C’est un double mouvement que raconte le titre de Justin Liam O’Brien, coucher (sunsets) / lever (risen), et comme pour toute force contradictoire arrive ce moment où elles se neutralisent, s’immobilisent. Arrêt… sur l’image. Rien à voir avec l’instantané photographique, plutôt la rencontre de deux cultures. D’abord celle des logiciels informatiques, de la 3D, des jeux vidéo, d’une formation en école d’animation, bref de l’image numérique et des écrans, surface de protection que Justin adolescent met entre lui et l’environnement réactionnaire et homophobe du comté de Suffolk à Long Island.

Ensuite, la peinture, qui arrive en 2017, et trouve sa confirmation après une visite déterminante au Louvre, qui a « littéralement changé (sa) vie, et certainement (sa) façon de peindre en 2019. »
2024. All Sunsets Risen expose l’état de grâce de ce double mouvement de libération : sortir des écrans comme sortir du placard, intégrer une culture queer dans des toiles qui disent le goût des hommes, inscrit dans une tradition classique. Il faudrait regarder les premiers tableaux de Justin O’Brien pour bien mesurer le chemin parcouru. Au départ des figures plutôt rondes, simplifiées, encore marquées par la modélisation 3D – « la façon dont j’aborde la lumière, l’ombre, la couleur, la forme est influencée de manière indélébile par les images numériques. » Et puis les personnages vont s’affiner. La peinture les déplie au fil des années, allonge le cou, les poignets, les mains dans des pauses qui se souviennent des hommes de Pontormo, Bronzino, Parmigianino. Pas une femme sur les toiles de cette série, mais une féminité maniériste revendiquée : « Les hommes sont mon sujet ; je ne pense pas en termes de genres, je suis plutôt adepte de cette croyance que tout tableau est un autoportrait. »

Qu’est-ce que j’entends dans cette déclaration ? Le mot « croyance » qui unit ces scènes de groupe, portraits d’hommes jeunes, les amis du peintre, sa communauté affective, tous liés par des signes de la main jusqu’au bout du bout des doigts, des mains qui ont l’expressivité rhétorique de la peinture religieuse. Deux index se touchent dans une scène de date au café, promesse profane d’une « création » amoureuse.
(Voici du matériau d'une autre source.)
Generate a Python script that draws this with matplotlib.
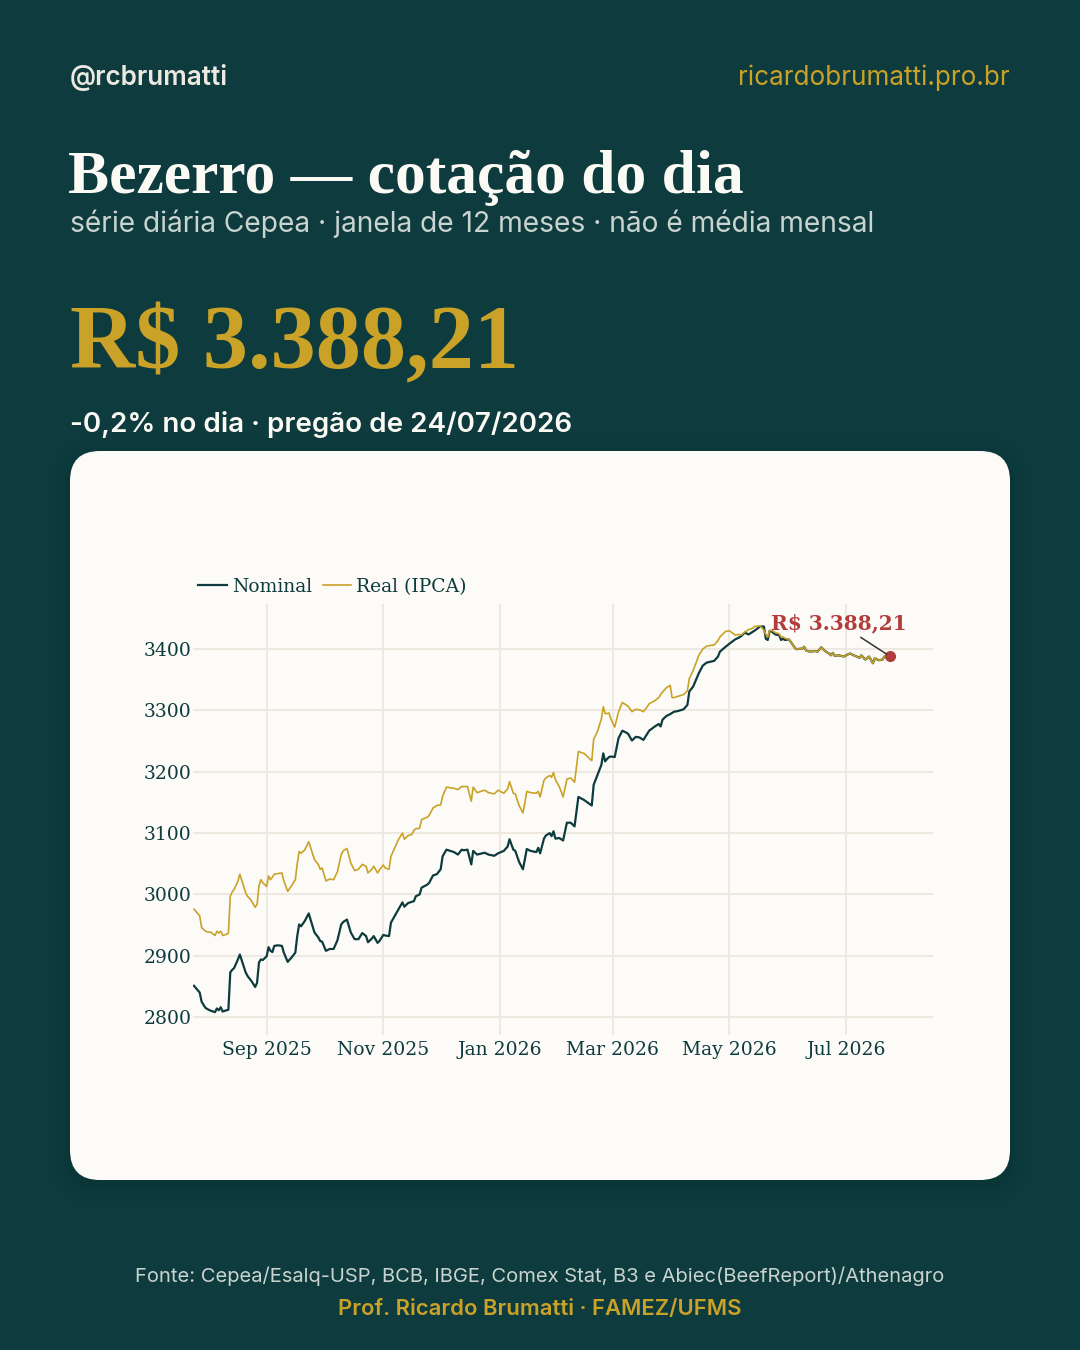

Un poignet qui se casse, vu dans un rétroviseur, réfléchit celui des Christs déposés de Pontormo ou Bronzino, tandis qu’un avion déplie dans le ciel la devise biblique « There is only one way to heaven ». Ailleurs encore, gros plan sur deux paumes vers le ciel dans le geste dit de la « supination ».
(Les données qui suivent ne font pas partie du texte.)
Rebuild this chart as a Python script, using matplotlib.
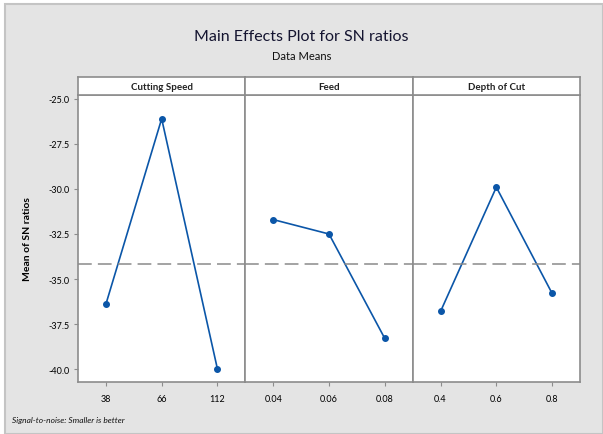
import matplotlib.pyplot as plt
from matplotlib.patches import Rectangle

plt.rcParams['font.family'] = ['Lato', 'DejaVu Sans']

# data
factors = ["Cutting Speed", "Feed", "Depth of Cut"]
levels = [["38", "66", "112"], ["0.04", "0.06", "0.08"], ["0.4", "0.6", "0.8"]]
speed_sn = [-36.4, -26.1, -40.0]
feed_sn = [-31.7, -32.5, -38.3]
depth_sn = [-36.8, -29.9, -35.8]
series = [speed_sn, feed_sn, depth_sn]
grand_mean = sum(speed_sn) / 3
yticks = [-25.0, -27.5, -30.0, -32.5, -35.0, -37.5, -40.0]

bg = "#e4e4e4"
frame = "#8c8c8c"
blue = "#0b56a8"

fig = plt.figure(figsize=(6.03, 4.35), dpi=100, facecolor="white")

W, H = 603, 435
# outer grey panel with thin border
fig.patches.append(Rectangle((5 / W, 0), 1 - 5 / W, 1 - 5 / H, transform=fig.transFigure,
                             facecolor=bg, edgecolor="#c4c4c4", lw=1.5, zorder=-1))

left, right = 78, 580
top_strip, top_data, bottom = 78, 96, 383
pw = (right - left) / 3

for i in range(3):
    x0 = left + i * pw
    ax = fig.add_axes([x0 / W, 1 - bottom / H, pw / W, (bottom - top_data) / H])
    ax.set_facecolor("white")
    ax.plot([1, 2, 3], series[i], color=blue, lw=1.2, marker="o", ms=4)
    ax.axhline(grand_mean, color="#8a8a8a", lw=1.1, dashes=(9, 4))
    ax.set_xlim(0.5, 3.5)
    ax.set_ylim(-40.72, -24.78)
    ax.set_xticks([1, 2, 3])
    ax.set_xticklabels(levels[i])
    ax.set_yticks(yticks)
    ax.tick_params(axis="x", length=3, color=frame, labelsize=6.5, pad=6)
    if i == 0:
        ax.set_yticklabels([f"{v:.1f}" for v in yticks])
        ax.tick_params(axis="y", length=3, color=frame, labelsize=6.5, pad=3)
        ax.set_ylabel("Mean of SN ratios", fontsize=7.5, fontweight="bold", labelpad=12)
    else:
        ax.tick_params(axis="y", left=False, labelleft=False)
    for s in ax.spines.values():
        s.set_color(frame)
        s.set_linewidth(1.2)

    # strip header
    sax = fig.add_axes([x0 / W, 1 - top_data / H, pw / W, (top_data - top_strip) / H])
    sax.set_facecolor("white")
    sax.set_xticks([])
    sax.set_yticks([])
    for s in sax.spines.values():
        s.set_color(frame)
        s.set_linewidth(1.2)
    sax.text(0.5, 0.5, factors[i], ha="center", va="center", fontsize=7,
             fontweight="bold", color="#222222", transform=sax.transAxes)

fig.text(0.5, 1 - 37 / H, "Main Effects Plot for SN ratios", ha="center", va="center",
         fontsize=11.5, color="#141430")
fig.text(0.5, 1 - 56 / H, "Data Means", ha="center", va="center", fontsize=8, color="#111111")
fig.text(12 / W, 1 - 421 / H, "Signal-to-noise: Smaller is better", ha="left", va="center",
         fontsize=6, style="italic", color="#111111")

fig.savefig("out.png", dpi=100, facecolor="white")
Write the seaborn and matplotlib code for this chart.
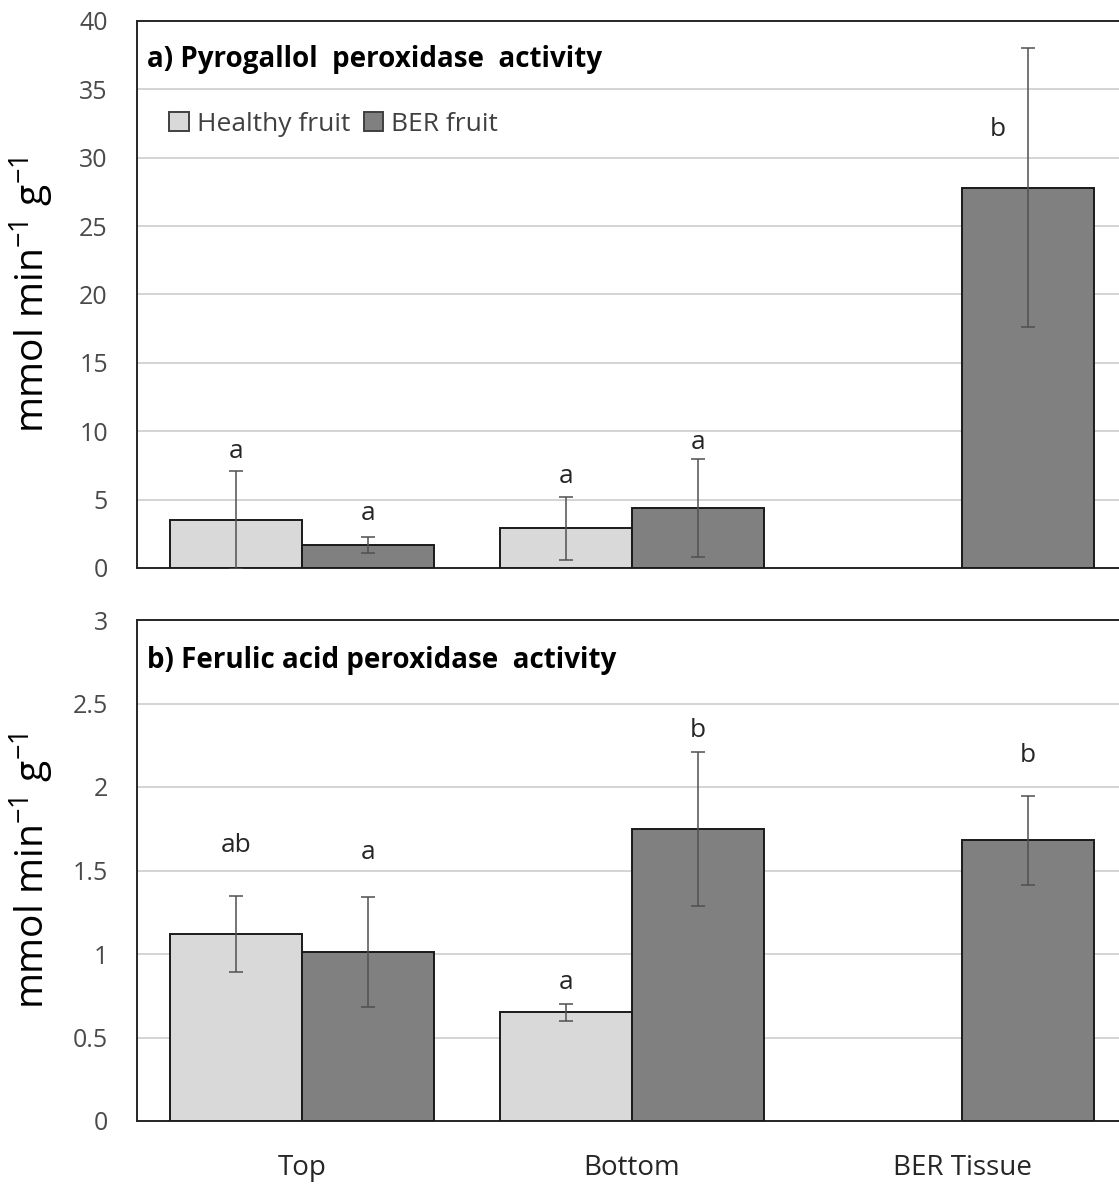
import numpy as np
import pandas as pd
import matplotlib
matplotlib.use("Agg")
import matplotlib.pyplot as plt
from matplotlib.ticker import FuncFormatter
import seaborn as sns

# ---- data ----
categories = ["Top", "Bottom", "BER Tissue"]
groups = ["Healthy fruit", "BER fruit"]

pyro_healthy = [3.5, 2.9, np.nan]
pyro_ber = [1.7, 4.4, 27.8]
pyro_healthy_err = [3.6, 2.3, np.nan]
pyro_ber_err = [0.6, 3.6, 10.2]
pyro_healthy_letters = ["a", "a", ""]
pyro_ber_letters = ["a", "a", "b"]
pyro_healthy_letter_y = [8.5, 6.7, np.nan]
pyro_ber_letter_y = [4.0, 9.2, 32.1]

ferul_healthy = [1.12, 0.65, np.nan]
ferul_ber = [1.01, 1.75, 1.68]
ferul_healthy_err = [0.23, 0.05, np.nan]
ferul_ber_err = [0.33, 0.46, 0.265]
ferul_healthy_letters = ["ab", "a", ""]
ferul_ber_letters = ["a", "b", "b"]
ferul_healthy_letter_y = [1.65, 0.83, np.nan]
ferul_ber_letter_y = [1.61, 2.34, 2.19]


def make_df(h, b, he, be, hl, bl, hy, by):
    rows = []
    for i, c in enumerate(categories):
        rows.append(dict(cat=c, grp=groups[0], val=h[i], err=he[i], let=hl[i], ly=hy[i]))
        rows.append(dict(cat=c, grp=groups[1], val=b[i], err=be[i], let=bl[i], ly=by[i]))
    return pd.DataFrame(rows)


df_a = make_df(pyro_healthy, pyro_ber, pyro_healthy_err, pyro_ber_err,
               pyro_healthy_letters, pyro_ber_letters,
               pyro_healthy_letter_y, pyro_ber_letter_y)
df_b = make_df(ferul_healthy, ferul_ber, ferul_healthy_err, ferul_ber_err,
               ferul_healthy_letters, ferul_ber_letters,
               ferul_healthy_letter_y, ferul_ber_letter_y)

sns.set_theme(style="white")
plt.rcParams['font.family'] = ['Open Sans', 'DejaVu Sans']

W, H = 1119, 1187
fig = plt.figure(figsize=(W / 100, H / 100), dpi=100)

axw = 990 / W
ax_a = fig.add_axes([137 / W, 1 - 568 / H, axw, (568 - 21) / H])
ax_b = fig.add_axes([137 / W, 1 - 1121 / H, axw, (1121 - 620) / H])

palette = {"Healthy fruit": "#d9d9d9", "BER fruit": "#808080"}
txt_col = "#4a4a4a"


def draw(ax, df, ymax, ystep, title, title_y):
    sns.barplot(data=df.dropna(subset=["val"]), x="cat", y="val", hue="grp",
                order=categories, hue_order=groups, palette=palette,
                errorbar=None, width=0.8, edgecolor="#1a1a1a", linewidth=1.4,
                ax=ax, zorder=3)
    for cont, g in zip(ax.containers, groups):
        sub = df[df.grp == g].reset_index(drop=True)
        for p in cont.patches:
            xc = p.get_x() + p.get_width() / 2
            idx = int(round(xc))
            row = sub.iloc[idx]
            if np.isnan(row.val):
                continue
            ax.errorbar(xc, row.val, yerr=row.err, fmt="none", ecolor="#505050",
                        elinewidth=1.1, capsize=5, capthick=1.1, zorder=4)
            # letter placed beside the bar's error line when it would hit the top
            lx = xc - 0.09 if row.val + row.err > 0.9 * ymax else xc
            ax.text(lx, row.ly, row.let, ha="center", va="center",
                    fontsize=19, color="#262626", zorder=5)
    ax.set_xlim(-0.5, 2.5)
    ax.set_ylim(0, ymax)
    ax.set_yticks(np.arange(0, ymax + ystep / 2, ystep))
    ax.yaxis.set_major_formatter(FuncFormatter(lambda v, p: f"{v:g}"))
    ax.yaxis.grid(True, color="#d4d4d4", linewidth=1.4, zorder=0)
    ax.set_axisbelow(True)
    for s in ["left", "bottom", "top"]:
        ax.spines[s].set_color("#262626")
        ax.spines[s].set_linewidth(1.4)
    ax.spines["right"].set_visible(False)
    ax.tick_params(axis="y", length=0, labelsize=18, labelcolor=txt_col, pad=21)
    ax.tick_params(axis="x", length=0)
    ax.set_xlabel("")
    ax.set_ylabel(r"mmol min$^{\mathregular{-1}}$ g$^{\mathregular{-1}}$",
                  fontsize=28, color="black")
    ax.yaxis.set_label_coords(-0.082, 0.5)
    ax.text(0.01, title_y, title, transform=ax.transAxes,
            fontsize=20, fontweight="bold", color="black", ha="left", va="center")


draw(ax_a, df_a, 40, 5, "a) Pyrogallol  peroxidase  activity", 0.93)
draw(ax_b, df_b, 3, 0.5, "b) Ferulic acid peroxidase  activity", 0.92)

ax_a.set_xticklabels([])
ax_b.tick_params(axis="x", labelsize=20, labelcolor="#262626", pad=24)

# legends
ax_b.get_legend().remove()
leg = ax_a.legend(loc="center left", bbox_to_anchor=(0.022, 0.811), ncol=2,
                  frameon=False, fontsize=19, handlelength=0.75, handleheight=0.75,
                  handletextpad=0.3, columnspacing=0.5, borderaxespad=0)
for t in leg.get_texts():
    t.set_color("#404040")
for hnd in leg.legend_handles:
    hnd.set_edgecolor("#404040")

fig.savefig("out.png", dpi=100)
Mais que raconte alors la peinture essentiellement narrative de Justin O’Brien ? À quoi, à qui croit-elle ? Peut-être à un monde d’hommes unis par l’idée de la rédemption amoureuse, une communauté queer de disciples dont il serait le « créateur ». Sa première exposition chez Semiose raconte l’état de grâce de ce monde originel, quand pour la première fois on devient amoureux. À la question : d’où vient son titre, Justin me répond : « J’ai écrit un poème le jour de la Saint-Valentin pour tenter de trouver une vision cohérente à cette série.
all sunsets risen
the heavens and earth merged
can you measure such a space?
as it expands or contracts
what about hope?
can you measure hope?
»

Peut-on mesurer l’espoir ? Oui, si l’on croit.